Sunday 31 January 2010

India Through The Lenses Of Alain Daniélou & Raymond Burnier

A selection of photographs by Raymond Burnier, renowned photographer from Switzerland and Alain Daniélou, Indologist, musician, painter and art historian from France. (1936-54)

India Through The Lenses Of Alain Daniélou And Raymond Burnier is an initiative of the Alain Daniélou India Committee in collaboration with the India International Centre (IIC)m ProHelvetia (New Delhi) the Alain Daniélou Centre (Zagarolo,Italy). Curated by Samuel Berthet and Anne Tual.  

Date: 21 to 28January 2010
Venue: India International Centre, New Delhi

A selection of photographs by Raymond Burnier, renowned photographer from Switzerland and Alain Daniélou, Indologist, musician, painter and art historian from France. Burnier and Daniélou lived in Varanasi for almost twenty years (1936-54) and documented temple sculpture and recorded Indian music. The photographs on view reveal life in India from the middle of 1930s to the end of the 1950s
Raymond Burnier and Alain Daniélou's remarkable work of creating an artistic inventory of the motives and sculptures found on mediaeval temples, remains today an invaluable heritage for the aesthetic and semantic apprehension of the civilization of the subcontinent. It has laid a milestone with regards to anterior and posterior photograph collections dedicated to India. It conjugates a scientific approach, either by the artists' collaboration with art historians like Stella Kramrisch and Alice Boner, or by Alain Daniélou's personal production. It was used to accompany the prolific and pioneering series of world music realized under the banner of the International Institute for Comparative Music Studies and Documentation, as well as for numerous publications on Indian culture, thought and arts under the aegis of Unesco. 

Whether it was music or sculpture Alain Daniélou’s constant concern was with valuing the artists behind the work of art we admire hence their originality. Moreover, as he says in his texts, he places himself in a relationship of singularity and “momentariness” as a lever of universalism and timelessness.
Some of these photographs made up what was the first photograph exhibition at the Metropolitan Museum in New York in 1949, an exhibition that was held in India in 1948, in Calcutta, and later in France in 1950. Before settling in Benares, the two artists’ first anchorage is Santiniketan. They are special guests of Rabindranath Tagore. From 1932 to 1937, they shared the life of the poet’s asram during long stays. In Benares, Daniélou carried out a documentation of Indian music and dance. He became a recognized musicologist and with Omkarnath Thakur he founded the first musicology department of the Benares Hindu University. Their house Rewa Kothi was transformed into a salon de musique and a recording studio that saw artists like Ravi Shankar, Alla Akbar, Ragunath Prasanna, Hiran Lal and Shyam Lal, Swami Parvatikar etc.

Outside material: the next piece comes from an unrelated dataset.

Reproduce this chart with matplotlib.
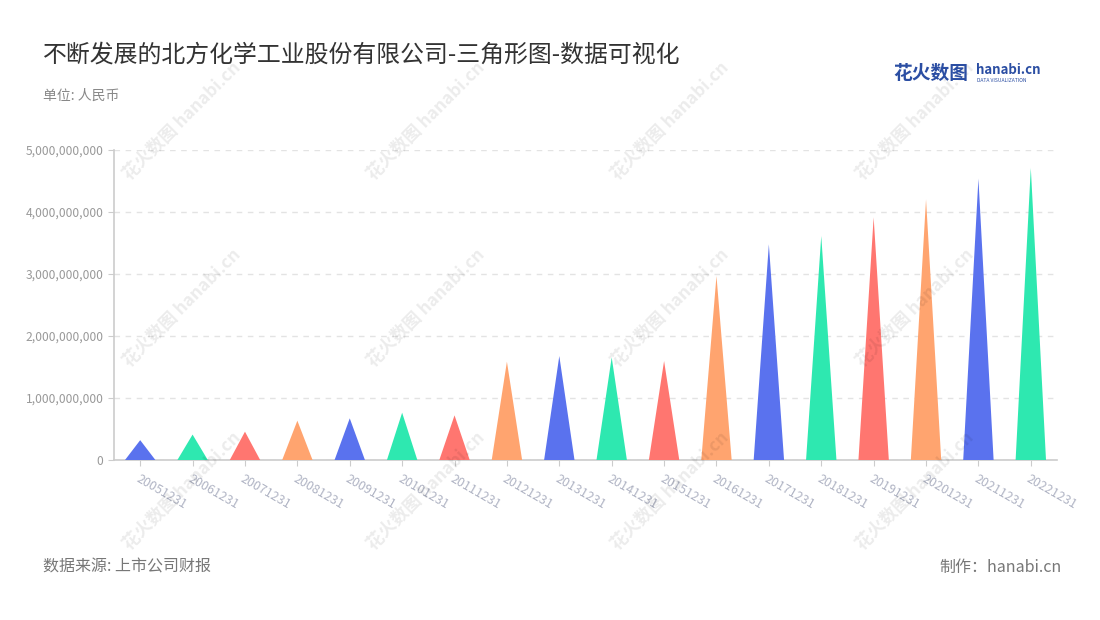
import matplotlib
matplotlib.use("Agg")
import matplotlib.pyplot as plt
from matplotlib.ticker import FuncFormatter
import numpy as np

plt.rcParams['font.family'] = ['Noto Sans CJK SC', 'DejaVu Sans']

# 报告期 / 营业收入(元)
dates = ['20051231', '20061231', '20071231', '20081231', '20091231', '20101231',
         '20111231', '20121231', '20131231', '20141231', '20151231', '20161231',
         '20171231', '20181231', '20191231', '20201231', '20211231', '20221231']
values = [0.32e9, 0.41e9, 0.457e9, 0.634e9, 0.672e9, 0.763e9,
          0.72e9, 1.586e9, 1.677e9, 1.656e9, 1.597e9, 2.968e9,
          3.479e9, 3.613e9, 3.914e9, 4.204e9, 4.538e9, 4.71e9]
palette = ['#5a72ee', '#2ee8b0', '#ff7670', '#ffa46f']
yticks = [0, 1e9, 2e9, 3e9, 4e9, 5e9]

fig = plt.figure(figsize=(11, 6.2), dpi=100)
ax = fig.add_axes([114/1100, 1-460/620, (1057-114)/1100, 310/620])

half = 0.29
for i, v in enumerate(values):
    ax.fill([i-half, i, i+half], [0, v, 0], color=palette[i % 4], lw=0, zorder=3)

ax.set_xlim(-0.5, len(dates)-0.5)
ax.set_ylim(0, 5e9)
ax.set_xticks(range(len(dates)))
ax.set_xticklabels(dates, rotation=-30, ha='left', va='top',
                   rotation_mode='anchor', fontsize=9, color='#b0b4c4')
ax.set_yticks(yticks)
ax.yaxis.set_major_formatter(FuncFormatter(lambda v, p: '{:,.0f}'.format(v)))
ax.tick_params(axis='y', labelsize=8.7, colors='#999999', length=4, color='#cccccc')
ax.tick_params(axis='x', length=4, color='#cccccc', pad=5)
ax.grid(axis='y', color='#e3e3e3', ls=(0, (4, 4)), lw=1)
ax.set_axisbelow(True)
for s in ['top', 'right']:
    ax.spines[s].set_visible(False)
for s in ['left', 'bottom']:
    ax.spines[s].set_color('#cccccc')
    ax.spines[s].set_linewidth(1.2)

# 水印
for wx in [132, 376, 620, 865]:
    for wy in [183, 370, 553]:
        fig.text(wx/1100, 1-wy/620, '花火数图 hanabi.cn', rotation=45,
                 rotation_mode='anchor', fontsize=12.5, color='#000000',
                 alpha=0.08, fontweight='bold', ha='left', va='bottom')

fig.text(43/1100, 1-55/620, '不断发展的北方化学工业股份有限公司-三角形图-数据可视化',
         fontsize=17.2, color='#333333', va='center')
fig.text(43/1100, 1-96/620, '单位: 人民币', fontsize=10, color='#888888', va='center')
fig.text(43/1100, 1-567/620, '数据来源: 上市公司财报', fontsize=11.5, color='#777777', va='center')
fig.text(1062/1100, 1-567/620, '制作：hanabi.cn', fontsize=11.5, color='#777777',
         va='center', ha='right')

# logo
fig.text(893/1100, 1-73/620, '花火数图', fontsize=13.5, color='#2b4ea3',
         fontweight='bold', va='center')
fig.text(976/1100, 1-70/620, 'hanabi.cn', fontsize=9.5, color='#2b4ea3',
         fontweight='bold', va='center')
fig.text(977/1100, 1-80/620, 'DATA VISUALIZATION', fontsize=3.6, color='#2b4ea3',
         va='center')

fig.savefig('out.png', dpi=100)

Photos by Raymond Burnier were exhibited in Musée de l'Elysée in Lausanne in 1982 and where included in the retrospective on India the next year along with photos by Cartier Bresson or Ella Maillard. The photo displayed in this catalogue and this exhibition are a unique selection made from the original collection by the Alain Daniélou India Committee on the occasion of the first international seminar dedicated to his work and legacy in 2008 held in Benares and in Delhi.